IMF Predicts $11.4bn Drop In Nigeria’s Portfolio Investment
The International Monetary Fund (IMF) has projected that Nigeria’s portfolio investment may decline by at least $11.4 billion this financial year, as the coronavirus disease continues to take huge toll on the nation’s economy.
In the report, the multilateral development institution stated that the nation’s portfolio investment would drop from the $9 billion recorded in 2019 to a deficit of $2.4 billion by the end of 2020.
Portfolio investments are in the form of a group of assets, including transactions in equity, securities, such as common stock, and debt securities, such as banknotes, bonds, and debentures.

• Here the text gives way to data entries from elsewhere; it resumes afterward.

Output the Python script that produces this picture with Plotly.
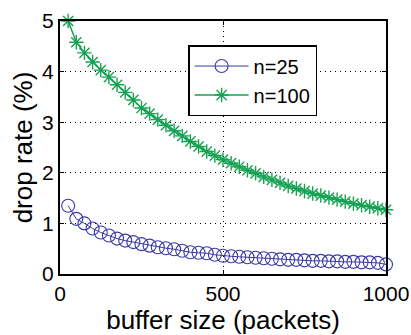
import plotly.graph_objects as go

buffer_size = [25, 50, 75, 100, 125, 150, 175, 200, 225, 250,
               275, 300, 325, 350, 375, 400, 425, 450, 475, 500,
               525, 550, 575, 600, 625, 650, 675, 700, 725, 750,
               775, 800, 825, 850, 875, 900, 925, 950, 975, 1000]

drop_n25 = [1.35, 1.09, 1.00, 0.90, 0.82, 0.76, 0.70, 0.66, 0.63, 0.59,
            0.56, 0.53, 0.51, 0.49, 0.46, 0.43, 0.42, 0.41, 0.38, 0.36,
            0.35, 0.34, 0.33, 0.32, 0.31, 0.30, 0.29, 0.28, 0.28, 0.27,
            0.26, 0.26, 0.25, 0.25, 0.24, 0.24, 0.23, 0.23, 0.22, 0.19]

drop_n100 = [5.00, 4.58, 4.37, 4.19, 4.03, 3.89, 3.74, 3.59, 3.44, 3.28,
             3.17, 3.05, 2.94, 2.83, 2.73, 2.62, 2.52, 2.42, 2.34, 2.26,
             2.19, 2.12, 2.05, 1.99, 1.92, 1.86, 1.80, 1.74, 1.69, 1.64,
             1.59, 1.55, 1.51, 1.47, 1.43, 1.39, 1.36, 1.33, 1.30, 1.27]

x_ticks = [0, 500, 1000]
y_ticks = [0, 1, 2, 3, 4, 5]

BLUE = "#3a3aa6"
GREEN = "#16a253"
FONT = "Liberation Sans, Arial, sans-serif"

fig = go.Figure()
fig.add_trace(go.Scatter(
    x=buffer_size, y=drop_n25, name="n=25", mode="lines+markers",
    line=dict(color=BLUE, width=1),
    marker=dict(symbol="circle-open", size=13, color=BLUE, line=dict(width=1.1, color=BLUE)),
    cliponaxis=False,
))
fig.add_trace(go.Scatter(
    x=buffer_size, y=drop_n100, name="n=100", mode="lines+markers",
    line=dict(color=GREEN, width=1.5),
    marker=dict(symbol="asterisk-open", size=12, color=GREEN, line=dict(width=1.4, color=GREEN)),
    cliponaxis=False,
))

axis_common = dict(
    showline=True, linecolor="black", linewidth=2, mirror="ticks",
    ticks="inside", ticklen=4, tickcolor="black", tickwidth=1,
    showgrid=True, gridcolor="black", gridwidth=1, griddash="1px,4px",
    zeroline=False, automargin=False,
    tickfont=dict(family=FONT, size=21, color="black"),
)

fig.update_xaxes(
    range=[0, 1000], tickvals=x_ticks, ticktext=[str(v) for v in x_ticks],
    title=dict(text="buffer size (packets)", font=dict(family=FONT, size=26, color="black"), standoff=0),
    **axis_common,
)
fig.update_yaxes(
    range=[0, 5], tickvals=y_ticks, ticktext=[str(v) for v in y_ticks],
    title=dict(text="drop rate (%)", font=dict(family=FONT, size=26, color="black"), standoff=2),
    **axis_common,
)

fig.update_layout(
    width=411, height=335,
    margin=dict(l=60, r=25, t=21, b=61),
    paper_bgcolor="white", plot_bgcolor="white",
    showlegend=True,
    legend=dict(
        x=0.393, y=0.905, xanchor="left", yanchor="top",
        bgcolor="white", bordercolor="black", borderwidth=1.5,
        font=dict(family=FONT, size=20, color="black"),
        itemwidth=54, tracegroupgap=0,
    ),
)

fig.write_html(
    "out.html",
    config={"displayModeBar": False},
    post_script="document.body.style.margin='0';document.body.style.overflow='hidden';",
)
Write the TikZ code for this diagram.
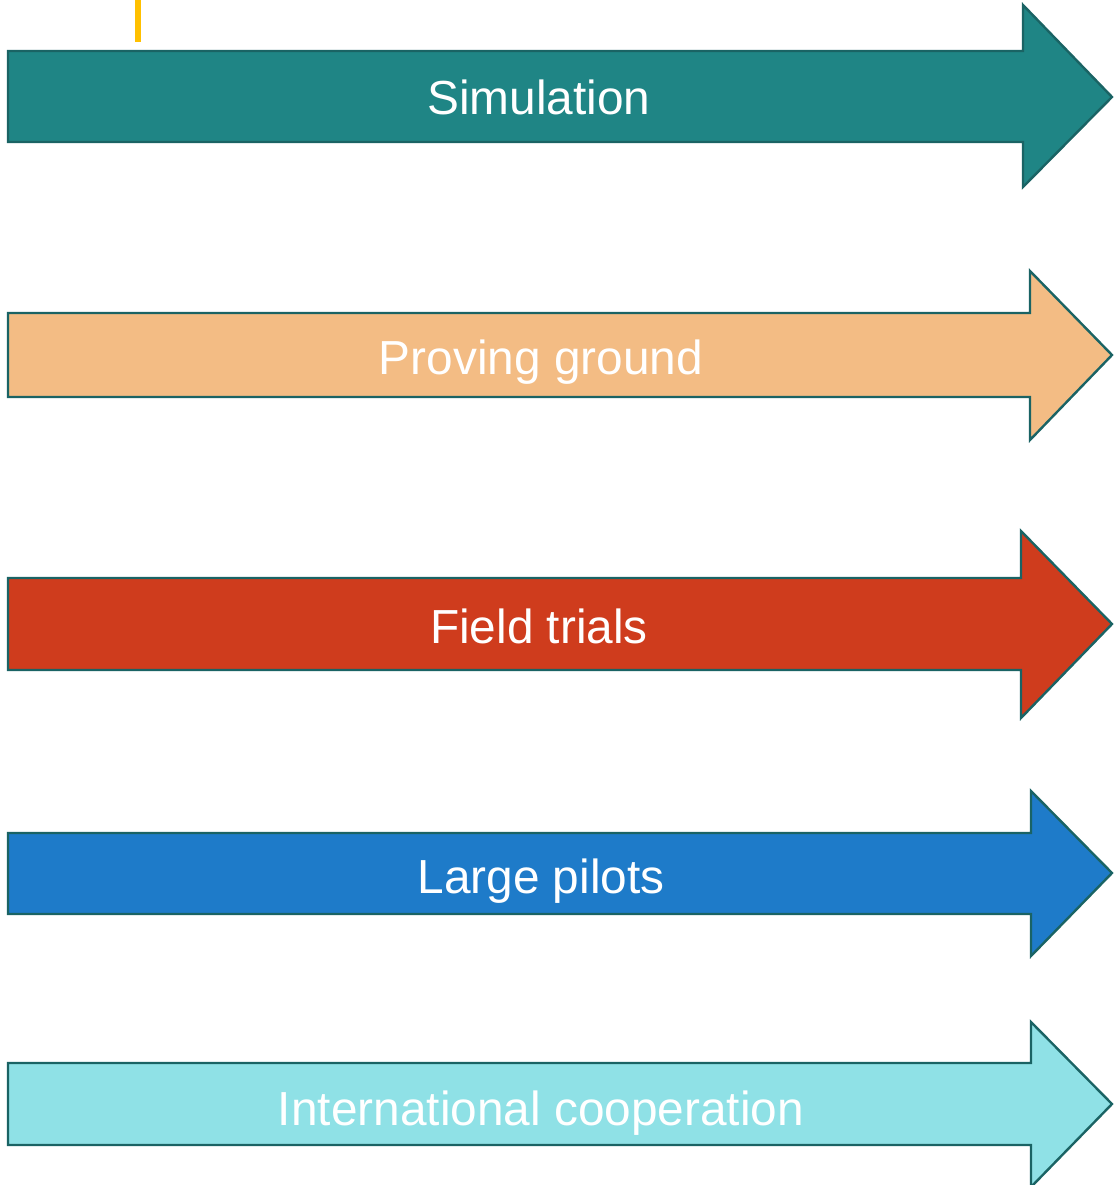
\documentclass[tikz,border=0pt]{standalone}
\usepackage{fontspec}
\setmainfont{Liberation Sans}
\usepackage{tikz}
\usepackage{color}

\definecolor{rimteal}{HTML}{1A6364}
\definecolor{simteal}{HTML}{1F8585}
\definecolor{provorange}{HTML}{F3BC84}
\definecolor{fieldred}{HTML}{CF3C1D}
\definecolor{pilotblue}{HTML}{1E7BC9}
\definecolor{coopcyan}{HTML}{8FE1E6}
\definecolor{markyellow}{HTML}{FFC000}

\begin{document}
\begin{tikzpicture}[x=1pt, y=-1pt, line join=miter]
      \tikzstyle{block}=[draw=rimteal, line width=2.4pt]
      \tikzstyle{caption}=[text=white, inner sep=0pt, anchor=base, font=\fontsize{47.8}{57}\selectfont]
      \useasboundingbox (0,0) rectangle (1114,1185);
      % marker at the top
      \draw[markyellow, line width=6pt] (138,0) -- (138,42);
      % block arrows
      \filldraw[block, fill=simteal] (8,51) -- (1023,51) -- (1023,5) -- (1112,97)
        -- (1023,187) -- (1023,142) -- (8,142) -- cycle;
      \filldraw[block, fill=provorange] (8,313) -- (1030,313) -- (1030,271) -- (1112,355)
        -- (1030,440) -- (1030,397) -- (8,397) -- cycle;
      \filldraw[block, fill=fieldred] (8,578) -- (1021,578) -- (1021,531) -- (1112,624)
        -- (1021,718) -- (1021,670) -- (8,670) -- cycle;
      \filldraw[block, fill=pilotblue] (8,833) -- (1031,833) -- (1031,791) -- (1112,873)
        -- (1031,956) -- (1031,914) -- (8,914) -- cycle;
      \filldraw[block, fill=coopcyan] (8,1063) -- (1031,1063) -- (1031,1022) -- (1112,1104)
        -- (1031,1187) -- (1031,1145) -- (8,1145) -- cycle;
      % labels
      \node[caption] (sim) at (539,115) {Simulation};
      \node[caption] (prov) at (541,374) {Proving ground};
      \node[caption] (field) at (539,643) {Field trials};
      \node[caption] (pilot) at (541,893) {Large pilots};
      \node[caption] (coop) at (541,1125) {International cooperation};
\end{tikzpicture}
\end{document}
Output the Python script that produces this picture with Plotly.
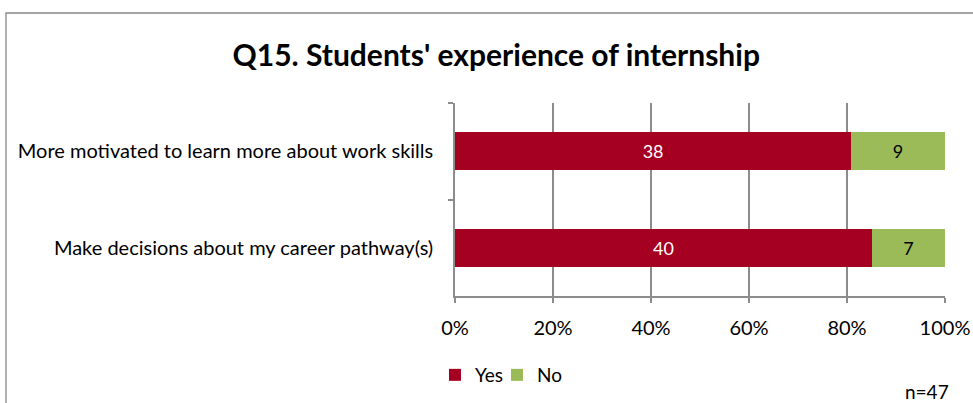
import plotly.graph_objects as go

categories = ["More motivated to learn more about work skills",
              "Make decisions about my career pathway(s)"]
yes_counts = [38, 40]
no_counts = [9, 7]
x_ticks = [0, 20, 40, 60, 80, 100]
x_tick_labels = ["0%", "20%", "40%", "60%", "80%", "100%"]
title_text = "Q15. Students' experience of internship"
note_text = "n=47"

FONT = "Lato"
RED = "#A50021"
GREEN = "#9BBB59"
GRID = "#8C8C8C"

W, H = 973, 403
L, R, T, B = 455, 28, 103, 107
pw, ph = W - L - R, H - T - B

def px_x(x):
    return (x - L) / pw

def px_y(y):
    return (H - B - y) / ph

fig = go.Figure()
fig.add_trace(go.Bar(
    y=categories, x=yes_counts, name="Yes", orientation="h",
    marker=dict(color=RED, line=dict(width=0)),
    text=yes_counts, textposition="inside", insidetextanchor="middle",
    textfont=dict(color="white", size=18, family=FONT),
    legend="legend",
))
fig.add_trace(go.Bar(
    y=categories, x=no_counts, name="No", orientation="h",
    marker=dict(color=GREEN, line=dict(width=0)),
    text=no_counts, textposition="inside", insidetextanchor="middle",
    textfont=dict(color="black", size=18, family=FONT),
    legend="legend2",
))

leg_common = dict(orientation="h", xanchor="left", y=px_y(375), yanchor="middle",
                  font=dict(size=19, family=FONT), itemwidth=30,
                  bgcolor="rgba(0,0,0,0)")

fig.update_layout(
    barmode="stack", barnorm="percent", bargap=0.61,
    width=W, height=H,
    margin=dict(l=L, r=R, t=T, b=B, autoexpand=False),
    paper_bgcolor="white", plot_bgcolor="white",
    font=dict(family=FONT, size=20, color="black"),
    title=dict(text="<b>" + title_text + "</b>", x=0.51, xanchor="center",
               y=1 - 55 / H, yanchor="middle", yref="container",
               font=dict(size=30, family=FONT, color="black")),
    uniformtext=dict(mode="show", minsize=10),
    showlegend=True,
    legend=dict(x=px_x(435), **leg_common),
    legend2=dict(x=px_x(497), **leg_common),
)

fig.update_xaxes(
    range=[0, 100], tickvals=x_ticks, ticktext=x_tick_labels,
    showgrid=True, gridcolor=GRID, gridwidth=1.6,
    showline=True, linecolor=GRID, linewidth=1.6,
    ticks="outside", ticklen=5, tickcolor=GRID, tickwidth=1.6,
    tickfont=dict(size=20, family=FONT), ticklabelstandoff=8,
    zeroline=False, fixedrange=True,
)
fig.update_yaxes(
    autorange="reversed",
    showline=True, linecolor=GRID, linewidth=1.6,
    ticks="outside", ticklen=5, tickcolor=GRID, tickwidth=1.6,
    tickson="boundaries", showgrid=False,
    tickfont=dict(size=20, family=FONT), ticklabelstandoff=16,
    fixedrange=True,
)

# chart border (extends beyond visible page on the right and bottom)
fig.add_shape(type="rect", xref="paper", yref="paper",
              x0=px_x(6), x1=px_x(990), y0=px_y(420), y1=px_y(13),
              line=dict(color="#888888", width=1.3), fillcolor="rgba(0,0,0,0)",
              layer="below")

fig.add_annotation(text=note_text, xref="paper", yref="paper",
                   x=px_x(951), y=px_y(391), xanchor="right", yanchor="middle",
                   showarrow=False, font=dict(size=19, family=FONT, color="black"))

fig.write_html("out.html", config={"displayModeBar": False},
               post_script="document.body.style.margin='0';document.body.style.overflow='hidden';")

They are passive investments, as they do not entail active management or control of the issuing company.
Unlike, Foreign Direct Investment (FDI), foreign investors have a relatively short-term interest in the ownership of these passive investments.
The latest forecasts by the Fund came barely a week after it approved a sum of $3.4 billion under its Rapid Financial Instrument (RFI) to Nigeria to help the country in its ongoing measures to curb further spread of the COVID-19 pandemic in the country.
Also, the IMF projected that the nation’s oil and gas exports were expected to decline by at least $26.5 billion, as it warned that Nigeria remained exposed to rising risks, particularly in oil markets.
“Rising unsold cargoes could also impact oil production, which could decline further through OPEC agreed cuts or if prices persist below production costs,” the IMF stated.